Report: Data Tracking in Research

Summary

Issued by the Committee on Scientific Library Services and Information Systems of the Deutsche Forschungsgemeinschaft (DFG), German Research Foundation, this 12-page briefing paper addresses data tracking in digital research resources, focusing on the transformation of scholarly publishers from content providers to being providers of analytics and the potential problems this may present to the institution.

The report consists of four sections

  1. Description of the current situation
  2. Transformation of Major Publishers and Their Relationship with the Academic Community
  3. Types of Data Mining
  4. Conclusion

The intention behind its release was to encourage debate on “the practice of tracking, its legality, the measures required for compliance with data protections and the consequences of the aggregation of usage data, thereby enabling such measures to be adopted.”

Pull quote: Research tracking is carried out using an ensemble of tools ranging from tracking site visits via authentication systems to detailed real-time data on the information behaviour of individuals and institutions...The result is that comprehensive data collections about research activities of individuals and entire institutions are being assembled by commercially operated corporations. 

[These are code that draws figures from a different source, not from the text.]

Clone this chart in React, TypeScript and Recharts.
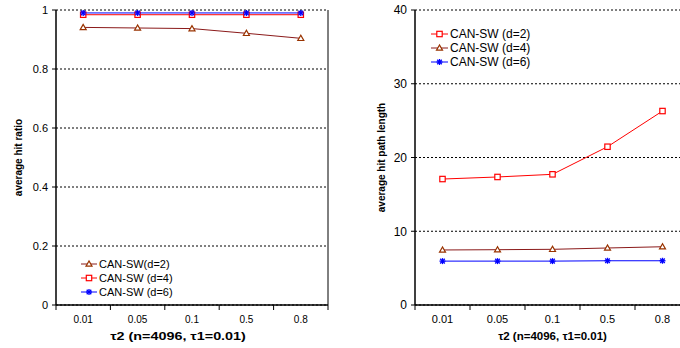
import React from 'react'
import { LineChart, Line, XAxis, YAxis, CartesianGrid, ReferenceLine, Legend } from 'recharts'

const categories = ['0.01', '0.05', '0.1', '0.5', '0.8']

// hit ratio (left)
const ratioD2 = [0.941, 0.939, 0.937, 0.921, 0.904]
const ratioD4 = [0.984, 0.984, 0.984, 0.984, 0.984]
const ratioD6 = [0.99, 0.99, 0.99, 0.99, 0.99]

// hit path length (right)
const pathD2 = [17.08, 17.36, 17.72, 21.46, 26.3]
const pathD4 = [7.46, 7.5, 7.55, 7.73, 7.9]
const pathD6 = [5.95, 5.95, 5.95, 6.0, 6.0]

const ratioTicks = [0, 0.2, 0.4, 0.6, 0.8, 1]
const pathTicks = [0, 10, 20, 30, 40]
const xTicks = [-0.5, 0, 0.5, 1, 1.5, 2, 2.5, 3, 3.5, 4, 4.5]

const BROWN = '#993300'
const BROWN_LINE = '#8b1a1a'
const RED = '#ff0000'
const BLUE = '#0000ff'

const ratioData = categories.map((c, i) => ({ i, d2: ratioD2[i], d4: ratioD4[i], d6: ratioD6[i] }))
const pathData = categories.map((c, i) => ({ i, d2: pathD2[i], d4: pathD4[i], d6: pathD6[i] }))

type Marker = 'tri' | 'sq' | 'star'

function MarkerShape({ cx, cy, kind, color }: { cx: number; cy: number; kind: Marker; color: string }) {
  if (kind === 'tri') {
    return (
      <polygon
        points={`${cx},${cy - 3} ${cx - 3},${cy + 2.2} ${cx + 3},${cy + 2.2}`}
        fill="#fff"
        stroke={color}
        strokeWidth={1.2}
      />
    )
  }
  if (kind === 'sq') {
    return <rect x={cx - 2.7} y={cy - 2.7} width={5.4} height={5.4} fill="#fff" stroke={color} strokeWidth={1.2} />
  }
  const r = 3
  return (
    <g stroke={color} strokeWidth={1.3}>
      <line x1={cx - r} y1={cy} x2={cx + r} y2={cy} />
      <line x1={cx} y1={cy - r} x2={cx} y2={cy + r} />
      <line x1={cx - 2.3} y1={cy - 2.3} x2={cx + 2.3} y2={cy + 2.3} />
      <line x1={cx - 2.3} y1={cy + 2.3} x2={cx + 2.3} y2={cy - 2.3} />
    </g>
  )
}

const dotFn = (kind: Marker, color: string) => (props: any) => (
  <MarkerShape key={props.index} cx={props.cx} cy={props.cy} kind={kind} color={color} />
)

const XTick = ({ x, y, payload, fontSize }: any) => {
  const v = payload.value
  if (Number.isInteger(v)) {
    return (
      <text x={x} y={y + 18} textAnchor="middle" fontSize={fontSize} fill="#000">
        {categories[v]}
      </text>
    )
  }
  return <line x1={x} x2={x} y1={y} y2={y + 5} stroke="#000" />
}

interface LegendItem {
  name: string
  kind: Marker
  color: string
  lineColor: string
}

const LegendBox = ({ items, fontSize, iconW }: { items: LegendItem[]; fontSize: number; iconW: number }) => (
  <div style={{ fontSize, color: '#000', lineHeight: '14px' }}>
    {items.map((it) => (
      <div key={it.name} style={{ display: 'flex', alignItems: 'center', height: 14 }}>
        <svg width={iconW} height={14} style={{ display: 'block' }}>
          <line x1={0} x2={iconW} y1={7} y2={7} stroke={it.lineColor} strokeWidth={1} />
          <MarkerShape cx={iconW / 2} cy={7} kind={it.kind} color={it.color} />
        </svg>
        <span style={{ marginLeft: 2, whiteSpace: 'nowrap' }}>{it.name}</span>
      </div>
    ))}
  </div>
)

const leftLegend: LegendItem[] = [
  { name: 'CAN-SW(d=2)', kind: 'tri', color: BROWN, lineColor: BROWN_LINE },
  { name: 'CAN-SW (d=4)', kind: 'sq', color: RED, lineColor: RED },
  { name: 'CAN-SW (d=6)', kind: 'star', color: BLUE, lineColor: BLUE },
]

const rightLegend: LegendItem[] = [
  { name: 'CAN-SW (d=2)', kind: 'sq', color: RED, lineColor: RED },
  { name: 'CAN-SW (d=4)', kind: 'tri', color: BROWN, lineColor: BROWN_LINE },
  { name: 'CAN-SW (d=6)', kind: 'star', color: BLUE, lineColor: BLUE },
]

const yTitle = (text: string, dx: number) => (props: any) => {
  const vb = props.viewBox
  const cx = vb.x + dx
  const cy = vb.y + vb.height / 2
  return (
    <text
      x={cx}
      y={cy}
      transform={`rotate(-90, ${cx}, ${cy})`}
      textAnchor="middle"
      dominantBaseline="central"
      fontSize={10}
      fontWeight="bold"
      fill="#000"
    >
      {text}
    </text>
  )
}

const xTitle = (dx: number, fontSize: number, stretch: number) => (props: any) => {
  const vb = props.viewBox
  const cx = vb.x + vb.width / 2 + dx
  const cy = vb.y + 35
  return (
    <text
      transform={`translate(${cx}, ${cy}) scale(${stretch}, 1)`}
      x={0}
      y={0}
      textAnchor="middle"
      fontSize={fontSize}
      fontWeight="bold"
      fill="#000"
    >
      τ2 (n=4096, τ1=0.01)
    </text>
  )
}

export default function App() {
  return (
    <div
      style={{
        position: 'fixed',
        left: 0,
        top: 0,
        width: 680,
        height: 348,
        overflow: 'hidden',
        background: '#fff',
        fontFamily: '"Liberation Sans", Arial, sans-serif',
      }}
    >
      <div style={{ position: 'absolute', left: 0, top: 0 }}>
        <LineChart width={340} height={348} data={ratioData} margin={{ top: 10, right: 12, bottom: 0, left: 0 }}>
          <CartesianGrid vertical={false} stroke="#000" strokeDasharray="2 2" />
          <XAxis
            type="number"
            dataKey="i"
            domain={[-0.5, 4.5]}
            ticks={xTicks}
            interval={0}
            height={43}
            tickLine={false}
            tickSize={0}
            tickMargin={0}
            axisLine={{ stroke: '#000', strokeWidth: 1.5 }}
            tick={<XTick fontSize={10} />}
            label={{ content: xTitle(-14, 11.5, 1.25) }}
          />
          <YAxis
            domain={[0, 1]}
            ticks={ratioTicks}
            width={56}
            tickSize={4}
            tickMargin={4}
            tick={{ fontSize: 11, fill: '#000' }}
            tickLine={{ stroke: '#000' }}
            axisLine={{ stroke: '#000', strokeWidth: 1.5 }}
            label={{ content: yTitle('average hit ratio', 18) }}
          />
          <ReferenceLine x={4.5} stroke="#000" strokeWidth={1} />
          <Line dataKey="d2" stroke={BROWN_LINE} strokeWidth={1} dot={dotFn('tri', BROWN)} isAnimationActive={false} />
          <Line dataKey="d4" stroke={RED} strokeWidth={1} dot={dotFn('sq', RED)} isAnimationActive={false} />
          <Line dataKey="d6" stroke={BLUE} strokeWidth={1} dot={dotFn('star', BLUE)} isAnimationActive={false} />
          <Legend
            layout="vertical"
            align="center"
            verticalAlign="middle"
            wrapperStyle={{ left: 81, top: 257, width: 'auto' }}
            content={() => <LegendBox items={leftLegend} fontSize={11} iconW={16} />}
          />
        </LineChart>
      </div>
      <div style={{ position: 'absolute', left: 340, top: 0 }}>
        <LineChart width={352} height={348} data={pathData} margin={{ top: 10, right: 2, bottom: 0, left: 0 }}>
          <CartesianGrid vertical={false} stroke="#000" strokeDasharray="2 2" />
          <XAxis
            type="number"
            dataKey="i"
            domain={[-0.5, 4.5]}
            ticks={xTicks}
            interval={0}
            height={43}
            tickLine={false}
            tickSize={0}
            tickMargin={0}
            axisLine={{ stroke: '#000', strokeWidth: 1.5 }}
            tick={<XTick fontSize={11} />}
            label={{ content: xTitle(0, 11.5, 1) }}
          />
          <YAxis
            domain={[0, 40]}
            ticks={pathTicks}
            width={75}
            tickSize={4}
            tickMargin={4}
            tick={{ fontSize: 12, fill: '#000' }}
            tickLine={{ stroke: '#000' }}
            axisLine={{ stroke: '#000', strokeWidth: 1.5 }}
            label={{ content: yTitle('average hit path length', 41) }}
          />
          <Line dataKey="d2" stroke={RED} strokeWidth={1} dot={dotFn('sq', RED)} isAnimationActive={false} />
          <Line dataKey="d4" stroke={BROWN_LINE} strokeWidth={1} dot={dotFn('tri', BROWN)} isAnimationActive={false} />
          <Line dataKey="d6" stroke={BLUE} strokeWidth={1} dot={dotFn('star', BLUE)} isAnimationActive={false} />
          <Legend
            layout="vertical"
            align="center"
            verticalAlign="middle"
            wrapperStyle={{ left: 91, top: 27, width: 'auto' }}
            content={() => <LegendBox items={rightLegend} fontSize={12} iconW={17} />}
          />
        </LineChart>
      </div>
    </div>
  )
}
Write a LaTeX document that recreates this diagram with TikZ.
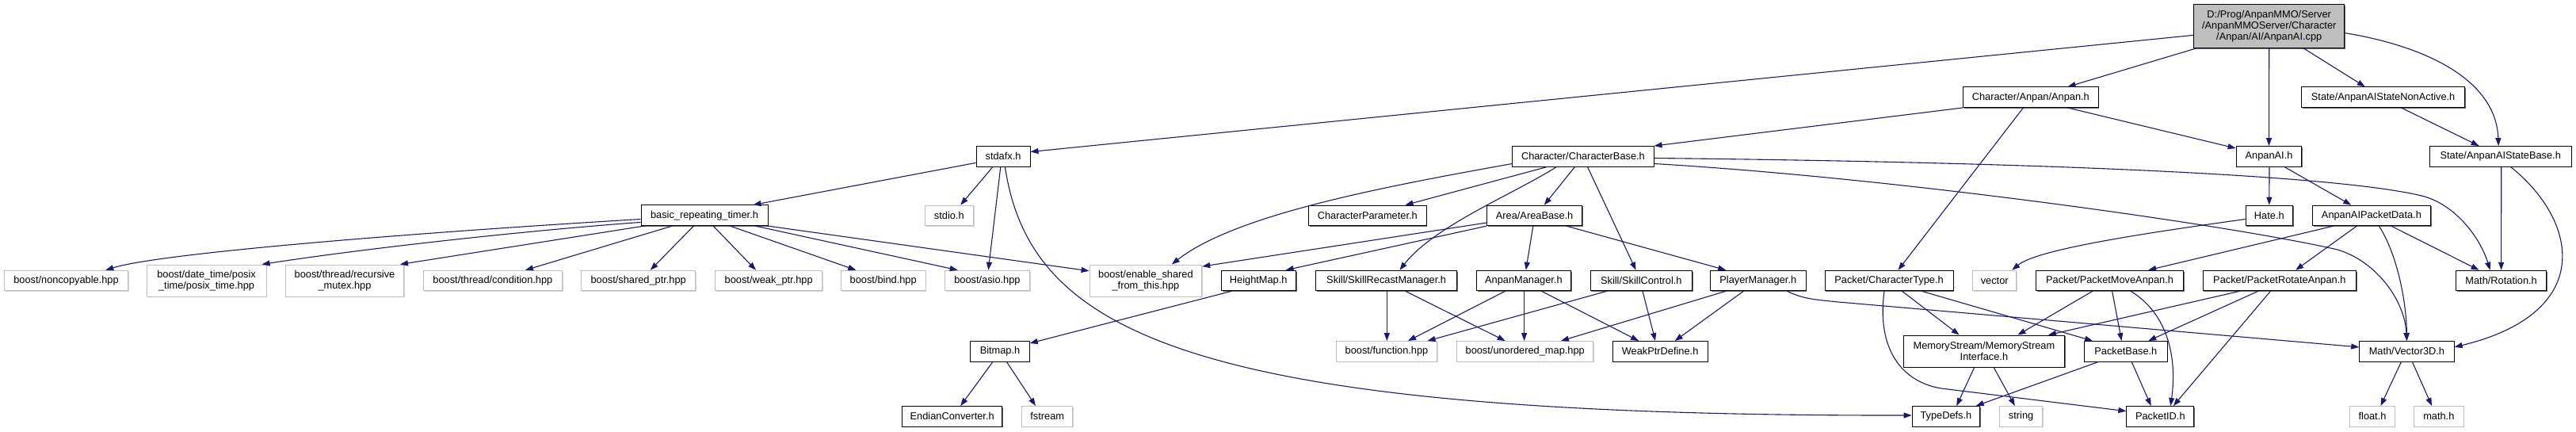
\documentclass[tikz,border=0pt]{standalone}
\usepackage{fontspec}
\setmainfont{Liberation Sans}
\usetikzlibrary{arrows.meta,shadows}
\definecolor{edgeblue}{HTML}{191970}
\definecolor{extgray}{HTML}{BFBFBF}
\newcommand\dep[4]{\draw[edge] ([xshift=#2pt]#1.south) -- ([xshift=#4pt]#3.north);}
\begin{document}
\begin{tikzpicture}[x=1pt,y=-1pt,
 nbox/.style={draw=black,line width=1pt,fill=white,text=black,inner sep=0pt,minimum height=25.5pt,
   font=\fontsize{12.8}{14}\selectfont,align=center,
   drop shadow={shadow xshift=1.3pt,shadow yshift=-1.3pt,fill=black!60,opacity=1}},
 ebox/.style={nbox,draw=extgray,drop shadow={shadow xshift=1.3pt,shadow yshift=-1.3pt,fill=extgray!70,opacity=1}},
 mainbox/.style={nbox,fill=extgray},
 two/.style={minimum height=40pt},
 edge/.style={draw=edgeblue,line width=1.1pt,-{Triangle[length=10pt,width=7pt]}}]
\useasboundingbox (0,0) rectangle (3251,544);
% row 0
\node[mainbox,minimum width=190pt,minimum height=55pt] (main) at (2863.7,33.2) {D:/Prog/AnpanMMO/Server\\/AnpanMMOServer/Character\\/Anpan/AI/AnpanAI.cpp};
% row 1
\node[nbox,minimum width=170.5pt] (anpanh) at (2562.8,122.7) {Character/Anpan/Anpan.h};
\node[nbox,minimum width=205.5pt] (nonact) at (3007.6,122.7) {State/AnpanAIStateNonActive.h};
% row 2
\node[nbox,minimum width=68pt] (stdafx) at (1266,197.3) {stdafx.h};
\node[nbox,minimum width=178.2pt] (charbase) at (1997.9,197.3) {Character/CharacterBase.h};
\node[nbox,minimum width=82.8pt] (anpanai) at (2863.5,197.3) {AnpanAI.h};
\node[nbox,minimum width=178.9pt] (statebase) at (3155.7,197.3) {State/AnpanAIStateBase.h};
% row 3
\node[nbox,minimum width=160pt] (timer) at (889,271.7) {basic\_repeating\_timer.h};
\node[ebox,minimum width=61pt] (stdio) at (1197.8,271.9) {stdio.h};
\node[nbox,minimum width=148.7pt] (charparam) at (1725.8,271.9) {CharacterParameter.h};
\node[nbox,minimum width=120pt] (areabase) at (1936.6,271.9) {Area/AreaBase.h};
\node[nbox,minimum width=59.6pt] (hate) at (2863.8,271.9) {Hate.h};
\node[nbox,minimum width=149.4pt] (packetdata) at (2992.9,271.9) {AnpanAIPacketData.h};
% row 4
\node[ebox,minimum width=155.7pt] (noncopy) at (83.5,354) {boost/noncopyable.hpp};
\node[ebox,two,minimum width=150.8pt] (posix) at (260.6,354) {boost/date\_time/posix\\\_time/posix\_time.hpp};
\node[ebox,two,minimum width=148.7pt] (recmutex) at (435,354) {boost/thread/recursive\\\_mutex.hpp};
\node[ebox,minimum width=174.7pt] (condition) at (621.9,354) {boost/thread/condition.hpp};
\node[ebox,minimum width=143.8pt] (sharedptr) at (805.7,354) {boost/shared\_ptr.hpp};
\node[ebox,minimum width=134.7pt] (weakptr) at (970.2,354) {boost/weak\_ptr.hpp};
\node[ebox,minimum width=106.6pt] (bind) at (1114.7,354) {boost/bind.hpp};
\node[ebox,minimum width=106.6pt] (asio) at (1245.9,354) {boost/asio.hpp};
\node[ebox,two,minimum width=141.7pt] (enableshared) at (1445.9,354) {boost/enable\_shared\\\_from\_this.hpp};
\node[nbox,minimum width=94pt] (heightmap) at (1588.2,354) {HeightMap.h};
\node[nbox,minimum width=178.2pt] (recast) at (1749.6,354) {Skill/SkillRecastManager.h};
\node[nbox,minimum width=119.3pt] (anpanmgr) at (1922.9,354) {AnpanManager.h};
\node[nbox,minimum width=128.4pt] (skillctrl) at (2071.3,354) {Skill/SkillControl.h};
\node[nbox,minimum width=120.7pt] (playermgr) at (2218.8,354) {PlayerManager.h};
\node[nbox,minimum width=162pt] (chartype) at (2384,354) {Packet/CharacterType.h};
\node[ebox,minimum width=55.4pt] (vector) at (2517.2,354) {vector};
\node[nbox,minimum width=185.9pt] (pmove) at (2662.5,354) {Packet/PacketMoveAnpan.h};
\node[nbox,minimum width=193.6pt] (prot) at (2876.8,354) {Packet/PacketRotateAnpan.h};
\node[nbox,minimum width=113.6pt] (rotation) at (3156.6,354) {Math/Rotation.h};
% row 5
\node[nbox,minimum width=74.3pt] (bitmap) at (1262,443.3) {Bitmap.h};
\node[ebox,minimum width=127pt] (function) at (1750,443.3) {boost/function.hpp};
\node[ebox,minimum width=171.9pt] (unordered) at (1924.7,443.3) {boost/unordered\_map.hpp};
\node[nbox,minimum width=120pt] (weakptrdef) at (2095.1,443.3) {WeakPtrDefine.h};
\node[nbox,two,minimum width=202.7pt] (memstream) at (2503.9,443.1) {MemoryStream/MemoryStream\\Interface.h};
\node[nbox,minimum width=104.5pt] (packetbase) at (2682.8,443.3) {PacketBase.h};
\node[nbox,minimum width=119.3pt] (vector3d) at (3037.4,443.3) {Math/Vector3D.h};
% row 6
\node[nbox,minimum width=126.3pt] (endian) at (1201.7,525.3) {EndianConverter.h};
\node[ebox,minimum width=64.5pt] (fstream) at (1321.7,525.3) {fstream};
\node[nbox,minimum width=85.6pt] (typedefs) at (2455.9,525.3) {TypeDefs.h};
\node[ebox,minimum width=54.7pt] (string) at (2550.6,525.3) {string};
\node[nbox,minimum width=84.9pt] (packetid) at (2726.3,525.3) {PacketID.h};
\node[ebox,minimum width=56.1pt] (floath) at (2994,525.3) {float.h};
\node[ebox,minimum width=62.5pt] (mathh) at (3077.8,525.3) {math.h};

% ---- edges: main
\draw[edge] ([yshift=-11.2pt]main.west) -- ([yshift=5.8pt]stdafx.east);
\dep{main}{-92.9}{anpanh}{46.7}
\dep{main}{0}{anpanai}{0}
\dep{main}{43.9}{nonact}{-22.8}
\draw[edge] ([yshift=-8.4pt]main.east) .. controls (3060,58) and (3150,100) .. ([xshift=-2.5pt]statebase.north);
% stdafx
\draw[edge] ([yshift=-8.1pt]stdafx.west) -- ([xshift=61.5pt]timer.north);
\dep{stdafx}{-13.1}{stdio}{14.4}
\dep{stdafx}{-3.2}{asio}{1.4}
\draw[edge] ([xshift=2.4pt]stdafx.south) .. controls (1300,420) and (1500,525) .. ([yshift=1.3pt]typedefs.west);
% timer
\draw[edge] ([yshift=-4.8pt]timer.west) .. controls (500,295) and (200,320) .. ([xshift=49.8pt]noncopy.north);
\draw[edge] ([yshift=-8.7pt]timer.west) .. controls (650,292) and (450,315) .. ([xshift=70pt]posix.north);
\dep{timer}{-75.2}{recmutex}{70}
\dep{timer}{-40.2}{condition}{41.1}
\dep{timer}{-13.5}{sharedptr}{15.1}
\dep{timer}{11}{weakptr}{-16.2}
\dep{timer}{32}{bind}{-34.4}
\dep{timer}{63.6}{asio}{-37.2}
\draw[edge] ([xshift=79pt]timer.south) -- ([yshift=12.2pt]enableshared.west);
% charbase
\draw[edge] ([yshift=-9.2pt]charbase.west) .. controls (1750,235) and (1560,270) .. ([xshift=32.9pt]enableshared.north);
\dep{charbase}{-45.6}{charparam}{47.7}
\draw[edge] ([xshift=-33.6pt]charbase.south) .. controls (1910,245) and (1810,285) .. ([xshift=16.8pt]recast.north);
\dep{charbase}{-10.5}{areabase}{12.2}
\dep{charbase}{5.6}{skillctrl}{-6.7}
\draw[edge] ([yshift=-2.2pt]charbase.east) .. controls (2600,205) and (2960,222) .. (3060,248) .. controls (3100,260) and (3130,300) .. ([xshift=-14pt]rotation.north);
\draw[edge] ([yshift=-9.2pt]charbase.east) .. controls (2400,225) and (2820,285) .. (2950,315) .. controls (3000,330) and (3035,380) .. (vector3d.north);
% anpan.h
\draw[edge] (anpanh.south west) -- (charbase.north east);
\draw[edge] ([xshift=46.7pt]anpanh.south) -- ([yshift=-3pt]anpanai.north west);
\dep{anpanh}{-9.4}{chartype}{11.5}
% anpanai
\dep{anpanai}{0.5}{hate}{0}
\dep{anpanai}{19.5}{packetdata}{-25.6}
% nonactive / statebase
\dep{nonact}{22.8}{statebase}{-27.1}
\dep{statebase}{1}{rotation}{0}
\draw[edge] ([xshift=12.9pt]statebase.south) .. controls (3255,280) and (3275,395) .. ([yshift=5.4pt]vector3d.east);
% hate
\draw[edge] ([yshift=-4.6pt]hate.west) .. controls (2700,295) and (2570,315) .. ([xshift=22.1pt]vector.north);
% packetdata
\dep{packetdata}{-48.1}{pmove}{48.7}
\dep{packetdata}{-18.6}{prot}{20.3}
\draw[edge] ([xshift=9.4pt]packetdata.south) .. controls (3025,320) and (3037,380) .. (vector3d.north);
\dep{packetdata}{24.9}{rotation}{-28}
% chartype
\draw[edge] ([xshift=-6pt]chartype.south) .. controls (2368,440) and (2400,482) .. (2450,490) -- ([yshift=6.6pt]packetid.west);
\dep{chartype}{16.4}{memstream}{-31.2}
\dep{chartype}{41}{packetbase}{-41.8}
% pmove
\dep{pmove}{-21.5}{memstream}{42.5}
\dep{pmove}{3.1}{packetbase}{-5.3}
\draw[edge] ([xshift=26.3pt]pmove.south) .. controls (2735,395) and (2748,450) .. ([xshift=13pt]packetid.north);
% prot
\dep{prot}{-49.8}{memstream}{81.1}
\dep{prot}{-26.8}{packetbase}{28.4}
\dep{prot}{-11.3}{packetid}{16.5}
% memstream, packetbase, vector3d
\dep{memstream}{-12.3}{typedefs}{13.3}
\dep{memstream}{12.3}{string}{-7.8}
\dep{packetbase}{-34.8}{typedefs}{37.8}
\dep{packetbase}{7.4}{packetid}{-11.6}
\dep{vector3d}{-7}{floath}{10.4}
\dep{vector3d}{7}{mathh}{-8.8}
% areabase
\draw[edge] ([yshift=-9.1pt]areabase.west) -- ([yshift=-2.6pt]enableshared.north east);
\draw[edge] (areabase.south west) -- ([xshift=34.4pt]heightmap.north);
\dep{areabase}{-1.8}{anpanmgr}{2.8}
\dep{areabase}{40.3}{playermgr}{-40.6}
% heightmap, bitmap
\draw[edge] ([xshift=-33.6pt]heightmap.south) -- ([yshift=-3pt]bitmap.north east);
\dep{bitmap}{-9.1}{endian}{10.5}
\dep{bitmap}{8.5}{fstream}{-14.7}
% managers
\dep{recast}{0.7}{function}{0.3}
\dep{recast}{23.9}{unordered}{-25}
\dep{anpanmgr}{-23.2}{function}{27}
\dep{anpanmgr}{0.7}{unordered}{-1.1}
\dep{anpanmgr}{22.4}{weakptrdef}{-27}
\dep{skillctrl}{-43.2}{function}{51.5}
\dep{skillctrl}{1.7}{weakptrdef}{-6}
\dep{playermgr}{-40.6}{unordered}{45.2}
\dep{playermgr}{-18.3}{weakptrdef}{18.6}
\draw[edge] ([xshift=36.4pt]playermgr.south) .. controls (2275,377) and (2290,378) .. (2320,381) -- ([yshift=5.4pt]vector3d.west);
\end{tikzpicture}
\end{document}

The report specifically notes, as an underlying cause for alarm, the rise in transformative licensing agreements, agreements which award the right of data access by the publisher in return for supporting an institutional shift away from the subscription model of paid access. As a specific example, the paper references a Publish & Read agreement signed between Elsevier and the Netherlands in 2020. As explained by Lisa Janicke Hinchliffe in a post on the Scholarly Kitchen blog, “a Publish-and-Read agreement is an agreement in which the publisher receives payment only for publishing and reading is included for no additional cost. Again, the library goal is typically a cost-neutral contract in comparison with the previous subscription-based reading agreement or perhaps a decrease in price; however, these goals are not always realized”. The authors of the briefing paper distrust the introduction of Seamless Access or, as they refer to it, the GetFTR strategy, whereby publishers through introduction of more reliable user authentication and system navigation, gather data on usage and workflow in the research cycle. They then analyze and repackage the data in order to license it back to academic institutions. The concern is this shift means that “it will no longer be the public sector but increasingly private companies that are privy to knowledge about research content and trends, its institutions and stakeholders.” 

The authors look at three different types of data-mining in the context of publisher gathering and analysis of data. In their conclusion, they call for “clear-cut, transparent guidelines” in order to ensure that academic and research entities retain some degree of control over the gathering and use of data.